→ Written exercise
Pull out every line of the listing below where "this" appears.

→ Record excerpts
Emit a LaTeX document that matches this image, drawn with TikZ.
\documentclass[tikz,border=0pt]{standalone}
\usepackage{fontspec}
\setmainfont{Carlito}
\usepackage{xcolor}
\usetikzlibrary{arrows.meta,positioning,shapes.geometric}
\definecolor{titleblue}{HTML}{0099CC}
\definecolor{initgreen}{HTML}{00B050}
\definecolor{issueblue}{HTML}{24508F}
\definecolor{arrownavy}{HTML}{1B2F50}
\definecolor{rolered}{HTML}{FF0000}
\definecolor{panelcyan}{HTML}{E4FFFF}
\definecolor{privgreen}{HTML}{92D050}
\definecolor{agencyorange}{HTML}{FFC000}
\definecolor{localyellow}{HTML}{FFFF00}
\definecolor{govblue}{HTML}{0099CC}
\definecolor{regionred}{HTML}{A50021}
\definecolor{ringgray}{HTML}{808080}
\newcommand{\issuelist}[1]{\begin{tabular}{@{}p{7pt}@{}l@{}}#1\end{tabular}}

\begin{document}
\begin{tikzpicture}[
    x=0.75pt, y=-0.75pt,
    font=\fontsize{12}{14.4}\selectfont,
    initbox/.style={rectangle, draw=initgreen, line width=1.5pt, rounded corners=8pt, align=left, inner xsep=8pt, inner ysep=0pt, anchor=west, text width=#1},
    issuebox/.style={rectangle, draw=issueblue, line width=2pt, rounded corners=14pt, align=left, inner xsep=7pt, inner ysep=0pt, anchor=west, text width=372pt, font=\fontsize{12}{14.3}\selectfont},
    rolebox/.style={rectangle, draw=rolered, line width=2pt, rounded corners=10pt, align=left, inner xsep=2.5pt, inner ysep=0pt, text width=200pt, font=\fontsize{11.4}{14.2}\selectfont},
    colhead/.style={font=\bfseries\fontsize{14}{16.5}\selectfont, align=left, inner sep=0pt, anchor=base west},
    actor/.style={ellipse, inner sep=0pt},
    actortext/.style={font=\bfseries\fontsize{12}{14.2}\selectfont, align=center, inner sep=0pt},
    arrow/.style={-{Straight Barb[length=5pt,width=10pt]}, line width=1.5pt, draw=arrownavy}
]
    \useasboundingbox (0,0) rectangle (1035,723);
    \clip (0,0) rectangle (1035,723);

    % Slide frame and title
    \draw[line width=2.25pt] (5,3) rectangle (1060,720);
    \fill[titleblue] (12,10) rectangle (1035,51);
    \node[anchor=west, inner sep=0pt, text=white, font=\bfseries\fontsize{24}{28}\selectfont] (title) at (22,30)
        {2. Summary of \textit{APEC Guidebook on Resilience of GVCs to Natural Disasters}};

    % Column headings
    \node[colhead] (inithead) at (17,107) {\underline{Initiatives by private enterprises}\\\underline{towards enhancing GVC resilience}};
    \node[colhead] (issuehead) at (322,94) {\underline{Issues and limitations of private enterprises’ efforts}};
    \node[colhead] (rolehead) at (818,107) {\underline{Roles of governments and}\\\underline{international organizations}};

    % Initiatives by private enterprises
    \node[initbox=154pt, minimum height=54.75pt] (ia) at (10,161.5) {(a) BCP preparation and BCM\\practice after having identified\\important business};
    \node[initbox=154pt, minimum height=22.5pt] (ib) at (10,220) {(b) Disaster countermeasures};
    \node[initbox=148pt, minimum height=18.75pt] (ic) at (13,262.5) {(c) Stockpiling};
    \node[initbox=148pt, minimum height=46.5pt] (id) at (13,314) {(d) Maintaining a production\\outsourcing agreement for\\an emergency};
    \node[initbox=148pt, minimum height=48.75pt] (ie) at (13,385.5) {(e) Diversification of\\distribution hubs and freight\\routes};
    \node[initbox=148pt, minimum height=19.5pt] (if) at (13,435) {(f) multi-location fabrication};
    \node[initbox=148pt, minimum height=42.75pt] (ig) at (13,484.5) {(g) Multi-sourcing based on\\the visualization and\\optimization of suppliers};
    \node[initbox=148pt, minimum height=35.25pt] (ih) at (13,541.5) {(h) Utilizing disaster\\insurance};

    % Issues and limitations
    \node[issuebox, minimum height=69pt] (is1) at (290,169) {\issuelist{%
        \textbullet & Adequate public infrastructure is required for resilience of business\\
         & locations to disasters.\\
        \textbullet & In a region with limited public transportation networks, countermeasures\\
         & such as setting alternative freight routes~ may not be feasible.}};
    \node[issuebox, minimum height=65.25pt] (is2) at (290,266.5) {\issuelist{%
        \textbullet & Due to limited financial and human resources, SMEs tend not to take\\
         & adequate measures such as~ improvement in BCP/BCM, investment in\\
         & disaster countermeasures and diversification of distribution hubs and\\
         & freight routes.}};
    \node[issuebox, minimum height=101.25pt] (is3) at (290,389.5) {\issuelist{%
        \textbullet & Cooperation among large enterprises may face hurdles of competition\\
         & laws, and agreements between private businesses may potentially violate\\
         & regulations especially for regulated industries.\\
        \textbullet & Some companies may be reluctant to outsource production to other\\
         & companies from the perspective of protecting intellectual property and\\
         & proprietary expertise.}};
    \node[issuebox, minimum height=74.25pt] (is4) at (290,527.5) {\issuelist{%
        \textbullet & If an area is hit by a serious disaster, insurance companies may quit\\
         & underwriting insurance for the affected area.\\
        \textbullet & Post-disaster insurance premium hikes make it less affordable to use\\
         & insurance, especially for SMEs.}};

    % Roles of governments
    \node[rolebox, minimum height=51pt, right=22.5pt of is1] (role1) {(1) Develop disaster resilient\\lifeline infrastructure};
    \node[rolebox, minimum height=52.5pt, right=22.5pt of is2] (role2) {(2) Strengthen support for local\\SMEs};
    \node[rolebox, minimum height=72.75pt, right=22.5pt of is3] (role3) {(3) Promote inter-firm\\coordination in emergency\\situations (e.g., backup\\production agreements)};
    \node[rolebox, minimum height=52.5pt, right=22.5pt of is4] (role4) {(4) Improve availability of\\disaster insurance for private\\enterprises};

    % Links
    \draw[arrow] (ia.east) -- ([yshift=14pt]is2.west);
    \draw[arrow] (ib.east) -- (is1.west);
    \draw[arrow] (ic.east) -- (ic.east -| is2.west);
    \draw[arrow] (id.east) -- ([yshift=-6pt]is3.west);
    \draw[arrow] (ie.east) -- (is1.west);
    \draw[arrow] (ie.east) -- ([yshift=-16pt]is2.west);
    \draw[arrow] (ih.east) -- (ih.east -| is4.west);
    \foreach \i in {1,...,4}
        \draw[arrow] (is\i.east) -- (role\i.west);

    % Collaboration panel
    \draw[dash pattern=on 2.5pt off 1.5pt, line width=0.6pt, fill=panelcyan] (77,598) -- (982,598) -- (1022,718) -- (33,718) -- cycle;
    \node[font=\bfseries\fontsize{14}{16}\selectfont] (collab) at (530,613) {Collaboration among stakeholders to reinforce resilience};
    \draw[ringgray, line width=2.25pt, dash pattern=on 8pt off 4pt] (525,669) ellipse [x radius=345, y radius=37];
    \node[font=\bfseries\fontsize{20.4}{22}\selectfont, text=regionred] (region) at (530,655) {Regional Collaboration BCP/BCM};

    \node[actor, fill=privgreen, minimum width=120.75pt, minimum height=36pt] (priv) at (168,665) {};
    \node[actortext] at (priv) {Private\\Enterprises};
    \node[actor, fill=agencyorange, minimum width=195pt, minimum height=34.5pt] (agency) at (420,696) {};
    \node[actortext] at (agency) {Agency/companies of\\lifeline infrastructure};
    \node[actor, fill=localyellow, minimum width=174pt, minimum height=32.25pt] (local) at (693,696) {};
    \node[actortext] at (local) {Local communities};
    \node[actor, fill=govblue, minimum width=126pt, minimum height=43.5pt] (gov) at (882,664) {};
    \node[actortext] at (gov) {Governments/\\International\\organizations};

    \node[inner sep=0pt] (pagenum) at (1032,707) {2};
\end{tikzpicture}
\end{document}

...

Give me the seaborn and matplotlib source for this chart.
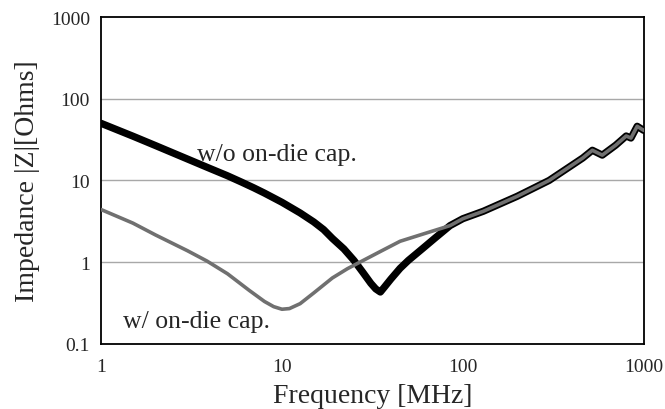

==

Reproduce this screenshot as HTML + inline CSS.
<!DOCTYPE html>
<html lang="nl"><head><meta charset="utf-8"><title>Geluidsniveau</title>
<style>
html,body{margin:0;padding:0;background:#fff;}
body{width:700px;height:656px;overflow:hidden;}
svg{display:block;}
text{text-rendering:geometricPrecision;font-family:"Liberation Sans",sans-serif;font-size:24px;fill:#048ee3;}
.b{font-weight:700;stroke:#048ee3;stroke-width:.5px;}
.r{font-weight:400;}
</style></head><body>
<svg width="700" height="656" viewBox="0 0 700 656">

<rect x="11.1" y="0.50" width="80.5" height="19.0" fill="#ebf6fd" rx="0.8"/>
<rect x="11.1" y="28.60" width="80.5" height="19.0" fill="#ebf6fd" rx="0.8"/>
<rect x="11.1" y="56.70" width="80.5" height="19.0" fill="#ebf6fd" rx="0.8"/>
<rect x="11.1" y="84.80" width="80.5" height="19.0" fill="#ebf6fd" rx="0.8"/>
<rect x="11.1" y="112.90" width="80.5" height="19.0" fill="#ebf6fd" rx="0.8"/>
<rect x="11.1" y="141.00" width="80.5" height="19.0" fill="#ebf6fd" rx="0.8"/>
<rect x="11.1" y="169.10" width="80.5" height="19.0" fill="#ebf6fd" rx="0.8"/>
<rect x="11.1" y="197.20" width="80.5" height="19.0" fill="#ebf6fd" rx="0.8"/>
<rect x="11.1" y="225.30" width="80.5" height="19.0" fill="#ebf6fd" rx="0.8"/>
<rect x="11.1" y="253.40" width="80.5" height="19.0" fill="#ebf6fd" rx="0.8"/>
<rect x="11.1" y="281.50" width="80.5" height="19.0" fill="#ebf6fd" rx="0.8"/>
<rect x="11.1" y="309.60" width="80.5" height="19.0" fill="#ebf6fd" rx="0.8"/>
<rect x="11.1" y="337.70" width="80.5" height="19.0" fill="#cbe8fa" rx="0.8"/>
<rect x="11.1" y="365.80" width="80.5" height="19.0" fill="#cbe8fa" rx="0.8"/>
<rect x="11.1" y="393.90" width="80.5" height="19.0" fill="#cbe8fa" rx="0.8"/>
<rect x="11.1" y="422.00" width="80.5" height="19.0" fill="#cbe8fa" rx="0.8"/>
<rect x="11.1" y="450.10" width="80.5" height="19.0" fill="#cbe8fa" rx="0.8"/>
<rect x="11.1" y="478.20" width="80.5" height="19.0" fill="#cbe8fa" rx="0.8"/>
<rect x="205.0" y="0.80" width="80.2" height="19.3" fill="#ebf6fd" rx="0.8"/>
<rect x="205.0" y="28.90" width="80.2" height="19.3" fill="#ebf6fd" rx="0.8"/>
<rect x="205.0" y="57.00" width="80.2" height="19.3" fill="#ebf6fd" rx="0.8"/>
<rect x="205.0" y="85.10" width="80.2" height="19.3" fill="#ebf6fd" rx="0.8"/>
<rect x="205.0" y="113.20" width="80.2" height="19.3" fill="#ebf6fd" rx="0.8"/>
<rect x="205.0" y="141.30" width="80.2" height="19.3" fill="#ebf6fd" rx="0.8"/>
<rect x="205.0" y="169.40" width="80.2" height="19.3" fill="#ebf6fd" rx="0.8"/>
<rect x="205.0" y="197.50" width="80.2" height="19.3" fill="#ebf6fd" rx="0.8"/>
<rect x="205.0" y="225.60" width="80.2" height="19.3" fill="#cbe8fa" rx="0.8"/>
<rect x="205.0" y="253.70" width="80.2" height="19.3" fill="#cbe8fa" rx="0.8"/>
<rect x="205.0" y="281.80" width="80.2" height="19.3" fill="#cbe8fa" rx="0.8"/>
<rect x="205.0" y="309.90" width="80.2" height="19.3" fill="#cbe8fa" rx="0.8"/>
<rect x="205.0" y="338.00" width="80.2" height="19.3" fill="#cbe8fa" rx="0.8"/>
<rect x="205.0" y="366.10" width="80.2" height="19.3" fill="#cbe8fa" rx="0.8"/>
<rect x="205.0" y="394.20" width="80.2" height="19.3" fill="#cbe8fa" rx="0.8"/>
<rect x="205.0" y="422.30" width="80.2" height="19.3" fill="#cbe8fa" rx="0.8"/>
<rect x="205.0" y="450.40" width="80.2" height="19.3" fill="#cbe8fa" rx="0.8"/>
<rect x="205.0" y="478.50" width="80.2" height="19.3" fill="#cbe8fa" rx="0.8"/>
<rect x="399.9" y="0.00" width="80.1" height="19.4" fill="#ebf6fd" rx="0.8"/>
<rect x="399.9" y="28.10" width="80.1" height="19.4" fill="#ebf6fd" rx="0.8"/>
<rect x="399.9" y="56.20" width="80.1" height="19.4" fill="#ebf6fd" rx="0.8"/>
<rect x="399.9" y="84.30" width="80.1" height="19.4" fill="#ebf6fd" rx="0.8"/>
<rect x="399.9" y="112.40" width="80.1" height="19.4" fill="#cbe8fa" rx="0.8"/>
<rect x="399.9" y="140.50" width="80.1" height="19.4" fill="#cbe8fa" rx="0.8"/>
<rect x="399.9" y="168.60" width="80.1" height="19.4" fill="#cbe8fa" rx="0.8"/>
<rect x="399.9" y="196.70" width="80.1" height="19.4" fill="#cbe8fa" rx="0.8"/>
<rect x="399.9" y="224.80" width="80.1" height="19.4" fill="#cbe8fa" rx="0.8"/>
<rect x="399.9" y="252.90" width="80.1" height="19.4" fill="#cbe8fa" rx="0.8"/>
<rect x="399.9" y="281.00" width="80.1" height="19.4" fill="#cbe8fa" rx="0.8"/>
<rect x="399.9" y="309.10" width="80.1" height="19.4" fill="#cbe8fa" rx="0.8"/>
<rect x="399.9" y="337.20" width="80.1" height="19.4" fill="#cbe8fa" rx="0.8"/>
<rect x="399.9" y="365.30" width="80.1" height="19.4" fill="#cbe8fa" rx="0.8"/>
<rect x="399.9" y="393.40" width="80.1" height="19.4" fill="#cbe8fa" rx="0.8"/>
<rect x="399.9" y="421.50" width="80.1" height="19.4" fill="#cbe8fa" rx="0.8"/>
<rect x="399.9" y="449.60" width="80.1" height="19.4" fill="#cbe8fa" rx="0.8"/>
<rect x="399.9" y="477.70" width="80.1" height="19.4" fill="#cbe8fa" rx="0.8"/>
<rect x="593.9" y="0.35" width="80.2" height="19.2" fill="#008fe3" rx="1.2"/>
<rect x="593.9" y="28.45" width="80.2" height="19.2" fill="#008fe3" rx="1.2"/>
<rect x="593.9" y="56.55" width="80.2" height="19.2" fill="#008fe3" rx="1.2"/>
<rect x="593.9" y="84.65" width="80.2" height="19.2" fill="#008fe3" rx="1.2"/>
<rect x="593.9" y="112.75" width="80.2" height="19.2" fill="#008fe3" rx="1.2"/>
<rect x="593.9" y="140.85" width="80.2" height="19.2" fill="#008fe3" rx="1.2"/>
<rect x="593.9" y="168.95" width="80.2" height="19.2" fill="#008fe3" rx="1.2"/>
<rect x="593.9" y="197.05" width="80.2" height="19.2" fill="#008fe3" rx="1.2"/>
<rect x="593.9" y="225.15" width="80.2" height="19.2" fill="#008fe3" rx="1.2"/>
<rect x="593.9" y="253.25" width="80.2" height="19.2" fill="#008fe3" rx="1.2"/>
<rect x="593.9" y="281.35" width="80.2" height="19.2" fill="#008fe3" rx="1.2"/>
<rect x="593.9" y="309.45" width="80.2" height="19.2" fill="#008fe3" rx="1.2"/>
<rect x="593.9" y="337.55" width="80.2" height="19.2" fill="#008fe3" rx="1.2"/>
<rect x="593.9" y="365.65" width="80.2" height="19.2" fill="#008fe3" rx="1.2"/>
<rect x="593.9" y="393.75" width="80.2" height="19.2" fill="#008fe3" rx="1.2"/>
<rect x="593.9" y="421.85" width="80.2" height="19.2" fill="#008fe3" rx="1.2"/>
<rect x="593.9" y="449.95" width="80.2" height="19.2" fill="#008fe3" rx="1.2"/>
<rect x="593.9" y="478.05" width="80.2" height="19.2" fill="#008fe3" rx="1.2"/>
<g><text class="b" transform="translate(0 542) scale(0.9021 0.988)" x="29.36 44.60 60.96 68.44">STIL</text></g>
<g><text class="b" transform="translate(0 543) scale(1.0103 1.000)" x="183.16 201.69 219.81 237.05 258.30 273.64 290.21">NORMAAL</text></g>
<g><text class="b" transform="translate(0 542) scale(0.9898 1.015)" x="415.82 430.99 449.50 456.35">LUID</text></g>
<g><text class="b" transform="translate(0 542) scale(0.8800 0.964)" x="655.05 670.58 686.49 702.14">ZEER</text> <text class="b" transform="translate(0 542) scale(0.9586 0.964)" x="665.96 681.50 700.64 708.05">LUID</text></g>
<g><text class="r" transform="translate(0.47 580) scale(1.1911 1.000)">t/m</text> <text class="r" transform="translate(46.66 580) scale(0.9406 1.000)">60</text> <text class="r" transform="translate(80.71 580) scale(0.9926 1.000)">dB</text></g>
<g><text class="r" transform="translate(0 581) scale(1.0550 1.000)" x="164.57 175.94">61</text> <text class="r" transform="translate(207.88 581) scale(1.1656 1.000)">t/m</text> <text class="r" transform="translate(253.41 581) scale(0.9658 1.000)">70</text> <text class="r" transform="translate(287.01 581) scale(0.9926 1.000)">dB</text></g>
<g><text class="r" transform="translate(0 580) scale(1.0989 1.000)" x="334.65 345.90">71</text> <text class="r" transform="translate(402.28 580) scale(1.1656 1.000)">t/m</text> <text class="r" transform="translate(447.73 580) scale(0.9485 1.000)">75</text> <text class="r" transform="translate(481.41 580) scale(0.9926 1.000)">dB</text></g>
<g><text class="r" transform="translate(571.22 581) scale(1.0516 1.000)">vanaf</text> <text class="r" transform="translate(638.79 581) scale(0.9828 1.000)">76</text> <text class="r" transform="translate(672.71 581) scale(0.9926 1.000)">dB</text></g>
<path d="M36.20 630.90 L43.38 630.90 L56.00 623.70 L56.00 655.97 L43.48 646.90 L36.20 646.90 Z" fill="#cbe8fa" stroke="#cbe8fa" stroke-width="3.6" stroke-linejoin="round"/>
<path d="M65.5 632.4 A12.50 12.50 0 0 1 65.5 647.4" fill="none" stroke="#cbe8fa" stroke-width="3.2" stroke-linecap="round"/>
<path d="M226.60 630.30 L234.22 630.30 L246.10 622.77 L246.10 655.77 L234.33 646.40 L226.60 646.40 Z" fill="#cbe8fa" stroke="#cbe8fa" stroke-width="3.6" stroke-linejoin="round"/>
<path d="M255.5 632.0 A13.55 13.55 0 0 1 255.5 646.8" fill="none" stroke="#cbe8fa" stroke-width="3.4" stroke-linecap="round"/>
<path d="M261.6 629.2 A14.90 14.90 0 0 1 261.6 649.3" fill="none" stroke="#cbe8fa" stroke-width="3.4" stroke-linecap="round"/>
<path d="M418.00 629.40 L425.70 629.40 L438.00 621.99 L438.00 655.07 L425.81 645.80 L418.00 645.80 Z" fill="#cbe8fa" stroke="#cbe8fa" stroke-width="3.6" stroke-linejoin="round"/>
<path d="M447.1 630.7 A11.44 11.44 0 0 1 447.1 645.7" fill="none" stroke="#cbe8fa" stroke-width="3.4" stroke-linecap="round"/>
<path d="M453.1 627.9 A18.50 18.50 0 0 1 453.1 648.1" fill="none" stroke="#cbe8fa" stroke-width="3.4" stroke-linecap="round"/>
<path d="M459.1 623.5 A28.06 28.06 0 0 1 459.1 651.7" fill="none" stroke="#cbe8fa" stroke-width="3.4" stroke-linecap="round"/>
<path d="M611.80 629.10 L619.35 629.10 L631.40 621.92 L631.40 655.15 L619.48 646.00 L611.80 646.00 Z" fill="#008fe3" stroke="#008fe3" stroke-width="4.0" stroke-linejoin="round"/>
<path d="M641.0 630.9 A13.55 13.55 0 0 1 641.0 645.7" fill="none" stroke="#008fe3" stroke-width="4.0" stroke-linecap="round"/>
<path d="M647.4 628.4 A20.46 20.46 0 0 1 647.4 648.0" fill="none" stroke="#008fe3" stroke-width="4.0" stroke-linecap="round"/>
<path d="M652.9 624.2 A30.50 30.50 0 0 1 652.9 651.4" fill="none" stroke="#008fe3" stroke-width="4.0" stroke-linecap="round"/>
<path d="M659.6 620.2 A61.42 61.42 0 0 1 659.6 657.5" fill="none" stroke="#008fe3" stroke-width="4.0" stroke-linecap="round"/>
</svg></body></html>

→ Output of the exercise
Emit a LaTeX document that matches this image, drawn with TikZ.
Give me the seaborn and matplotlib source for this chart.
Reproduce this screenshot as HTML + inline CSS.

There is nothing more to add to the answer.